For my last car, a Volkswagen Passat with the factory stereo, I used a cassette adapter, and with my new car a Jeep Wrangler, I will be installing an aftermarket Kenwood head unit that has the ability to have more than one line-level input (with accessory box). I found the Kenwood EZ-500, which is one of the few aftermarket units that actually remains relatively easy to operate. Kenwood also apparently has the best iPod integration (and it will be nice to have a Kenwood unit, since they actually make ham gear, too).

I also rigged up a little switch box with four stereo input jacks and two DPDT's so that I could switch between two different inputs and two different outputs. I used this in the Passat to switch inputs from my Yaesu FT-100 and my iPod, and outputs between the car stereo and a pair of headphones (stationary only).

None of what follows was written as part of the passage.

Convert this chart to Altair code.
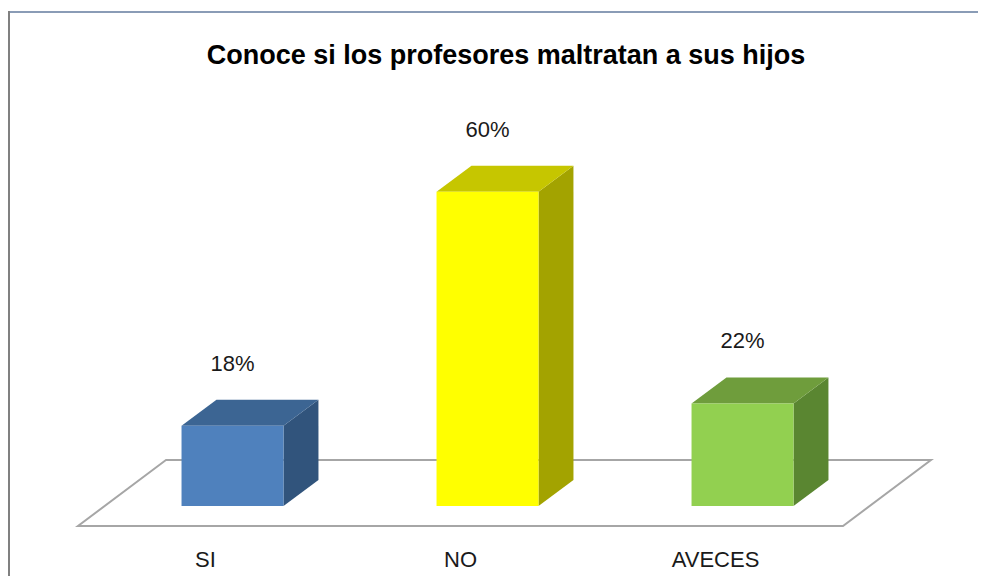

With my FT-100, I also needed a mono/stereo adapter to get the sound in both sides, and I also used a mono Y-cable to send the audio to my little MFJ morse decoder. I can't remember if I had an attenuator, since the ext. spkr. output of the FT-100 is speaker level, not line level, but you may want one of those, as well. I think I just kept the volume on the FT-100 down to match my broadcast radio volume.